[Items from a data source]
════
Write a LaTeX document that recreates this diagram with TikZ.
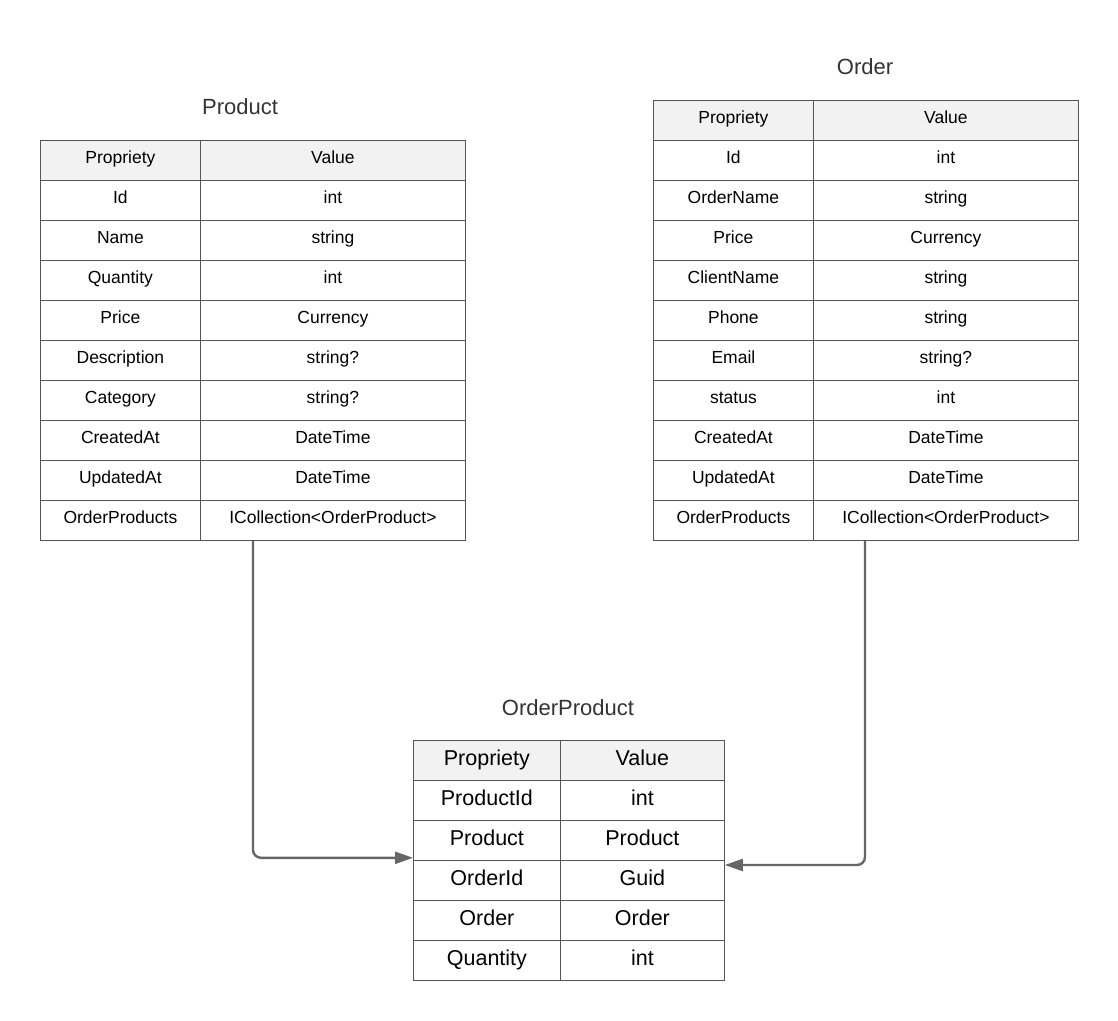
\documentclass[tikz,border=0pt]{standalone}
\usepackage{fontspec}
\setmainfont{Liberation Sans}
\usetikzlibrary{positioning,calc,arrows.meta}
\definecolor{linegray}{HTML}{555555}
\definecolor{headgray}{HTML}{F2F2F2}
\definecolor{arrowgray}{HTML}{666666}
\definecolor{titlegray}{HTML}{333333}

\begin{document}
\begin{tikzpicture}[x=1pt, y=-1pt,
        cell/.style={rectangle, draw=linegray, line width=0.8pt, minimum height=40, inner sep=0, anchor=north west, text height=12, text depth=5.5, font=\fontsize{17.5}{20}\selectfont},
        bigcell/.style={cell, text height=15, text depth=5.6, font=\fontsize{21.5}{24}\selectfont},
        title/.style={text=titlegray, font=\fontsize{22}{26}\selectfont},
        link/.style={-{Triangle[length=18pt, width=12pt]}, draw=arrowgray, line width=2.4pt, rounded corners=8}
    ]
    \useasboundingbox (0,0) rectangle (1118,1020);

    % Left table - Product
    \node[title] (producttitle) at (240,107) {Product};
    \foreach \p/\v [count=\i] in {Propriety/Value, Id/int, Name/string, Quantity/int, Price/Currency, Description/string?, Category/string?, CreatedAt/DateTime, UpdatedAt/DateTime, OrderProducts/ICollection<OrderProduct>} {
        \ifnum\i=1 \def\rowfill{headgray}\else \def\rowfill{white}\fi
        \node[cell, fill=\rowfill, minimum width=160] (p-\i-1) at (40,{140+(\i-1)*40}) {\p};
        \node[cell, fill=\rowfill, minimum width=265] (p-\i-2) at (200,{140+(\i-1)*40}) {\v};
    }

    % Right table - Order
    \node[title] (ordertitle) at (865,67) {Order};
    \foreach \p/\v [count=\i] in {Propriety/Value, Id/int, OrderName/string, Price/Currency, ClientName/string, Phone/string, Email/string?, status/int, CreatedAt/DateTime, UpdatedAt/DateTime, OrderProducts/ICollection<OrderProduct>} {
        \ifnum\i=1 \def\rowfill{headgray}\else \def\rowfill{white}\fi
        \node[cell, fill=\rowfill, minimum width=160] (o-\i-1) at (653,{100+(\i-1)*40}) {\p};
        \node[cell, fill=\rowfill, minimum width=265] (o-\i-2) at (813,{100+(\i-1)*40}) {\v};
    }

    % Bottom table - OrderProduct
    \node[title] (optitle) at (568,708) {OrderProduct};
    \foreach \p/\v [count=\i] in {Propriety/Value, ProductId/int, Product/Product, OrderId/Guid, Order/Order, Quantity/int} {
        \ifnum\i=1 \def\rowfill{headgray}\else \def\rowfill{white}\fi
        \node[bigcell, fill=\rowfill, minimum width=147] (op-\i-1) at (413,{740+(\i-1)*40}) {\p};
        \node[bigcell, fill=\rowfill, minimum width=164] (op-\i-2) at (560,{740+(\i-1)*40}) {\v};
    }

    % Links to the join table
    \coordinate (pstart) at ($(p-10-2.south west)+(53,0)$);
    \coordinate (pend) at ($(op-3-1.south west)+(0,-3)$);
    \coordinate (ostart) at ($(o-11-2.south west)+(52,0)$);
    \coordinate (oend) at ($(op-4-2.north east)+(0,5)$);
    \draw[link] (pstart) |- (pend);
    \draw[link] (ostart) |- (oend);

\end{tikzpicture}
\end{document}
════
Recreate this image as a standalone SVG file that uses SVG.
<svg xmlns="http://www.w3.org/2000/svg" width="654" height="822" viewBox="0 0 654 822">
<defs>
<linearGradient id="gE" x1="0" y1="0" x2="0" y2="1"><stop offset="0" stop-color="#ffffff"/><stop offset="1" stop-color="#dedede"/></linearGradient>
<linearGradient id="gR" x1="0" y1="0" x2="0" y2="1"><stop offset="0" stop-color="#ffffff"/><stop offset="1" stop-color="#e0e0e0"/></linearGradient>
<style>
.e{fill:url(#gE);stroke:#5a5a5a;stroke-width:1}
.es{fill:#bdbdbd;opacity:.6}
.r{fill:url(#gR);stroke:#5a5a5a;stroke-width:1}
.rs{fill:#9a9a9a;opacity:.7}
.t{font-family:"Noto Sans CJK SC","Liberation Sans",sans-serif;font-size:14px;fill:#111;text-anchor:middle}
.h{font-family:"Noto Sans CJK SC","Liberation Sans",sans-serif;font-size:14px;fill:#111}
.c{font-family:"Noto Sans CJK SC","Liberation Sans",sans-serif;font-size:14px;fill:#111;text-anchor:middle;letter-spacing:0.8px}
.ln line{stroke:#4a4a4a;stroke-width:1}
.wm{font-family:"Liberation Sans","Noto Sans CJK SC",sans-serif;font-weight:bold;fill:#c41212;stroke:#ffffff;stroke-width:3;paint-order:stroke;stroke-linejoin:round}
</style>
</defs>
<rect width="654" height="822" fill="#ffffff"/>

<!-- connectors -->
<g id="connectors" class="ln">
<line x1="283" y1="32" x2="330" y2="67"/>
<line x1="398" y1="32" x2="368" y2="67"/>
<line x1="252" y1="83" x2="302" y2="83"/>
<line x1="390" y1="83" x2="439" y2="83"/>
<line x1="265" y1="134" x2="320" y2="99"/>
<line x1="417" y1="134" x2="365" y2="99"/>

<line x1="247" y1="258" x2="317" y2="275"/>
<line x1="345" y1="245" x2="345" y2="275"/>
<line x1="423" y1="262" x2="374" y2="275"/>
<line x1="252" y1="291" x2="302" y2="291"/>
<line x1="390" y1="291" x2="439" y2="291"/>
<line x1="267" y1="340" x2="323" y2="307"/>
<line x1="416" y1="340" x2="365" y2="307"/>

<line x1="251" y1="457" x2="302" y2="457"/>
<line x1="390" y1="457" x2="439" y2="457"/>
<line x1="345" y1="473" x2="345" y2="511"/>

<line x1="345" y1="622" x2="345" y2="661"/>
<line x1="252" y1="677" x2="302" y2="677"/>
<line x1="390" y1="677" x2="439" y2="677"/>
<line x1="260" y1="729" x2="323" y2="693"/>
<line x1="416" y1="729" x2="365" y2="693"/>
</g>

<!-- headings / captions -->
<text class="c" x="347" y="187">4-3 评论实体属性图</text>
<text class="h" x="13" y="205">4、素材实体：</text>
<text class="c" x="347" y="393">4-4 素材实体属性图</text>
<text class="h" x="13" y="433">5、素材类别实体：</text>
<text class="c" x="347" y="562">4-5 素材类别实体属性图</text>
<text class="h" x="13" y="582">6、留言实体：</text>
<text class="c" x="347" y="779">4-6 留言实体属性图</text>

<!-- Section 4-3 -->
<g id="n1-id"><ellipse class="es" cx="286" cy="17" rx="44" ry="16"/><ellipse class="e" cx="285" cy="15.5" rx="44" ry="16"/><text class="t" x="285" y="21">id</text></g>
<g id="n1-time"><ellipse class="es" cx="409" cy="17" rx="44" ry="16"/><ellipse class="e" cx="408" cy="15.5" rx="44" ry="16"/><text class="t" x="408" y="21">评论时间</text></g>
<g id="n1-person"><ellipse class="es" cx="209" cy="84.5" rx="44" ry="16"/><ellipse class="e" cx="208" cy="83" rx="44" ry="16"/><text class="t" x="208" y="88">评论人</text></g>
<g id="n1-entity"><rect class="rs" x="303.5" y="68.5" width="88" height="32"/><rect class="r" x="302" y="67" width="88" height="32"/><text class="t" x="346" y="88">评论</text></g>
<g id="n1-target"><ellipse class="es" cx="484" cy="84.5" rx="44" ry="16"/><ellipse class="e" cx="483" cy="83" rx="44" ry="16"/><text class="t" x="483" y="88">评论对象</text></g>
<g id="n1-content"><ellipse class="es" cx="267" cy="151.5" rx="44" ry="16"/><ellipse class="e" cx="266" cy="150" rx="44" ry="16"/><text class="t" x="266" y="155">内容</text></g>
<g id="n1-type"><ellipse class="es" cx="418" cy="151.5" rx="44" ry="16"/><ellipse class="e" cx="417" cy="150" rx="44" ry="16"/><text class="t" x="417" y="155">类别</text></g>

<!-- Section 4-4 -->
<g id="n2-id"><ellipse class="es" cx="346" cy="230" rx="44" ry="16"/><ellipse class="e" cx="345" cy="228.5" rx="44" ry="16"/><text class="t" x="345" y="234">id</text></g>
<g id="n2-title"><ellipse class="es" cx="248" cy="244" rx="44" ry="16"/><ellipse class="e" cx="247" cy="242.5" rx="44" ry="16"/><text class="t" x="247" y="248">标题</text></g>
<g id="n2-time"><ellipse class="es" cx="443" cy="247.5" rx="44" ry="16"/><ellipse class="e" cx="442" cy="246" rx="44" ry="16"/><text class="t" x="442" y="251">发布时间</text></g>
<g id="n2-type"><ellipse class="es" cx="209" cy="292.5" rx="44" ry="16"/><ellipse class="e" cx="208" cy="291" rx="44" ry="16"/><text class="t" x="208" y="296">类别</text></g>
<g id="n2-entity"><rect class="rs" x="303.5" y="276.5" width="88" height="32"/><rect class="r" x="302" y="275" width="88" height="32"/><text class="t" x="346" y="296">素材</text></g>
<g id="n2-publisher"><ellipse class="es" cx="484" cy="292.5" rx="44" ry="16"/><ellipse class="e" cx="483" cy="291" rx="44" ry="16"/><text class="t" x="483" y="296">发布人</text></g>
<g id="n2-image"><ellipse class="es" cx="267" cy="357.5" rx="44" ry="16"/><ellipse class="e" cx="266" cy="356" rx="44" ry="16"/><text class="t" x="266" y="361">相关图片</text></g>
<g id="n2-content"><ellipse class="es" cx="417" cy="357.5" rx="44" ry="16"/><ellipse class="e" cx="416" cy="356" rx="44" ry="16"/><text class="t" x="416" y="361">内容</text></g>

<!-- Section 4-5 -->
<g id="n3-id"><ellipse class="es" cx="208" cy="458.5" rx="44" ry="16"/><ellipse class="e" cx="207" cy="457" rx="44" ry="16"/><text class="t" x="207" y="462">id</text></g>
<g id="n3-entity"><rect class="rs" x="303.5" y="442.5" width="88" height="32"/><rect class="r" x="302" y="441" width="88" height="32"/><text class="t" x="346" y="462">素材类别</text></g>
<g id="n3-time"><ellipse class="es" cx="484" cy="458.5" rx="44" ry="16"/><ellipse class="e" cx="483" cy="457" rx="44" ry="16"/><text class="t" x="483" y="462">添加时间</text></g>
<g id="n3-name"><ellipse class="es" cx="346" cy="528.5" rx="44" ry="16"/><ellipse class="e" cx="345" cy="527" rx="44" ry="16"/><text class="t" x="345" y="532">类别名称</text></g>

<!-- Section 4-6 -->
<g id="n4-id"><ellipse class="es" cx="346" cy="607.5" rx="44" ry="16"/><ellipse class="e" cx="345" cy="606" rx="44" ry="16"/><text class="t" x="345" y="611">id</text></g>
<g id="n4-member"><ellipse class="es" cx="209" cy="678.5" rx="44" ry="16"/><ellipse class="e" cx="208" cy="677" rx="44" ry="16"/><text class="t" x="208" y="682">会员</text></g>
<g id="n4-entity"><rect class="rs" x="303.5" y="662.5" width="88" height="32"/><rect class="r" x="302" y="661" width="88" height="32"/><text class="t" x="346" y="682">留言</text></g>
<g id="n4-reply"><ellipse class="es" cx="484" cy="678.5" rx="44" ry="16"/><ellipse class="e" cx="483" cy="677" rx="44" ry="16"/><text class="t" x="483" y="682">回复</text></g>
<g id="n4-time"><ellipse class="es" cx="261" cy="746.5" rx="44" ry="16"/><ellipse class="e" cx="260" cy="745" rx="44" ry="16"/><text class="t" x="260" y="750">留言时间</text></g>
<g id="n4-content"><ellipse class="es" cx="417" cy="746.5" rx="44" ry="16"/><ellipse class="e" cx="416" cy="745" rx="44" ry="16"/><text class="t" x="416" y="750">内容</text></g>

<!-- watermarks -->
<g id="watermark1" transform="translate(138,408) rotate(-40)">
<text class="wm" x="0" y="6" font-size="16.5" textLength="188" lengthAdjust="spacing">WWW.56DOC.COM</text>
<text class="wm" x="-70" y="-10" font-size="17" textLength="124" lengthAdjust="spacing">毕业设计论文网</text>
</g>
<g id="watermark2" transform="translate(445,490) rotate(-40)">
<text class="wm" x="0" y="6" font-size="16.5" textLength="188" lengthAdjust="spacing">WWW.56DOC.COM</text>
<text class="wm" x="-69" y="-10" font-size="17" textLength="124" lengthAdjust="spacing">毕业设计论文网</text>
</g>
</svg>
════
== Given problem ==
In the listing above, find the line with "Write a LaTeX" and the line with "(0,0) rectangle (1118,1020);". Copy both of them and every line between, exactly, but not the pictures.

== Exercise response ==
Write a LaTeX document that recreates this diagram with TikZ.
\documentclass[tikz,border=0pt]{standalone}
\usepackage{fontspec}
\setmainfont{Liberation Sans}
\usetikzlibrary{positioning,calc,arrows.meta}
\definecolor{linegray}{HTML}{555555}
\definecolor{headgray}{HTML}{F2F2F2}
\definecolor{arrowgray}{HTML}{666666}
\definecolor{titlegray}{HTML}{333333}

\begin{document}
\begin{tikzpicture}[x=1pt, y=-1pt,
        cell/.style={rectangle, draw=linegray, line width=0.8pt, minimum height=40, inner sep=0, anchor=north west, text height=12, text depth=5.5, font=\fontsize{17.5}{20}\selectfont},
        bigcell/.style={cell, text height=15, text depth=5.6, font=\fontsize{21.5}{24}\selectfont},
        title/.style={text=titlegray, font=\fontsize{22}{26}\selectfont},
        link/.style={-{Triangle[length=18pt, width=12pt]}, draw=arrowgray, line width=2.4pt, rounded corners=8}
    ]
    \useasboundingbox (0,0) rectangle (1118,1020);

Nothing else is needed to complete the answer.